▶ _Given instruction_: Narrow the data below down to the lines containing "matplotlib".

▶ _Provided data_:
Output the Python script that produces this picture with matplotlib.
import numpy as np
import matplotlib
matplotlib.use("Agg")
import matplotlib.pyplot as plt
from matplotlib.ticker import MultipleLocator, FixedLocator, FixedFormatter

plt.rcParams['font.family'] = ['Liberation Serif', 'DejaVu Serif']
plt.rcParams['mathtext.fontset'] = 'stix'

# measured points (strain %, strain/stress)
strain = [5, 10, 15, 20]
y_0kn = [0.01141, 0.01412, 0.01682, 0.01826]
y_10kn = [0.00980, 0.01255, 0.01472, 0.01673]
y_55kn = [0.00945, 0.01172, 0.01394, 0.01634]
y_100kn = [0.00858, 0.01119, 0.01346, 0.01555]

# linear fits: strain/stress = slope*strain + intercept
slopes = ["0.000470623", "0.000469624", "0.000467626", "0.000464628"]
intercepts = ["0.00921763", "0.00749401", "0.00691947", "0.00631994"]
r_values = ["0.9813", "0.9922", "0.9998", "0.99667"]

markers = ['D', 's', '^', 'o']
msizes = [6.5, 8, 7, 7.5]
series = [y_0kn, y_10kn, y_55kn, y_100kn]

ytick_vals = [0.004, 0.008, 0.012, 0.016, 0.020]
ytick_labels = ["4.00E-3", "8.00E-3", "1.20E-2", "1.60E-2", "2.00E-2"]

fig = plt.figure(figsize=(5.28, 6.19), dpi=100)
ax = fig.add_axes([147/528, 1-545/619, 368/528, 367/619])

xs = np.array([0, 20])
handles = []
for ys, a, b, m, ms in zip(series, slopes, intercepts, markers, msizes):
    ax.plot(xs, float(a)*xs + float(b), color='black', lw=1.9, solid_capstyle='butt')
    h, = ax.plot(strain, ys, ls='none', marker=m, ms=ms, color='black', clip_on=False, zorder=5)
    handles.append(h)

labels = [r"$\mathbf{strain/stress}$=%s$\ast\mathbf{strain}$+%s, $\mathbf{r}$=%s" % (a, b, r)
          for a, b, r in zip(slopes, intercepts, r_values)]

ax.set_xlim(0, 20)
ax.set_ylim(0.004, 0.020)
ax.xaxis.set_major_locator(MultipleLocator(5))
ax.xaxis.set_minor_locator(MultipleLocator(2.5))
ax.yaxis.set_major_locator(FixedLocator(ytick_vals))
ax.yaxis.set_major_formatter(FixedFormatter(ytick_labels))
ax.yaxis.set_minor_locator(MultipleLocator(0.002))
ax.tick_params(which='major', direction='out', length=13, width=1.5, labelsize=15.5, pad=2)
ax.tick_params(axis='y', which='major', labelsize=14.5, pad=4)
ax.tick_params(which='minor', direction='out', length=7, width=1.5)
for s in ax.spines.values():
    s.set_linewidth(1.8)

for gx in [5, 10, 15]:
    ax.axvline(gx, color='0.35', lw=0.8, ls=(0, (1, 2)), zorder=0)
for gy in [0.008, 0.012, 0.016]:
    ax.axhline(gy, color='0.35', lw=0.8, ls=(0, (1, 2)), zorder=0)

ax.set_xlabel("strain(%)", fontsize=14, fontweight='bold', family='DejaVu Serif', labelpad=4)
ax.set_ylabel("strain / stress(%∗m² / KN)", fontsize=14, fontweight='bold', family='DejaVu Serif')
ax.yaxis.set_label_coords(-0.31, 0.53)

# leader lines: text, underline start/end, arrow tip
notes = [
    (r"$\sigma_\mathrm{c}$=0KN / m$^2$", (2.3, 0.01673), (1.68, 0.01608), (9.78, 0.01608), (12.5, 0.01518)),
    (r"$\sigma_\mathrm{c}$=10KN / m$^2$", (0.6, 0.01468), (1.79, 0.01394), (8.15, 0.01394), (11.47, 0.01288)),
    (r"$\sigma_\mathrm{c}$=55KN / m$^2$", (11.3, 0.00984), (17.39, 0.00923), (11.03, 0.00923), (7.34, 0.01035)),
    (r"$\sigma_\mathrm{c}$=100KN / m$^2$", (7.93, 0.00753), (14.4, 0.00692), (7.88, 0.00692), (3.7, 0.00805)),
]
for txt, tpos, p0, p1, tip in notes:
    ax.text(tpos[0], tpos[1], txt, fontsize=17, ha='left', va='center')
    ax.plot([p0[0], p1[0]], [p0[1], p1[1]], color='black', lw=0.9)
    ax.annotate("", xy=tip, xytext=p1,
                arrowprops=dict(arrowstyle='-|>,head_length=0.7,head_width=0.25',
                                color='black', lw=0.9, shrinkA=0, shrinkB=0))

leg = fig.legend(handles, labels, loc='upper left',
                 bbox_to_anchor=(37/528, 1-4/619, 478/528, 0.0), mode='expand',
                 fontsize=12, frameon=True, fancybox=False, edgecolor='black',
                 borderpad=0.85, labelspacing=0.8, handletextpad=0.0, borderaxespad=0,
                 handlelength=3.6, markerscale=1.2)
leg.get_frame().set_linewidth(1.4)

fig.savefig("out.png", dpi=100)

▶ _Answer to this task_:
Output the Python script that produces this picture with matplotlib.
import matplotlib
matplotlib.use("Agg")
import matplotlib.pyplot as plt
from matplotlib.ticker import MultipleLocator, FixedLocator, FixedFormatter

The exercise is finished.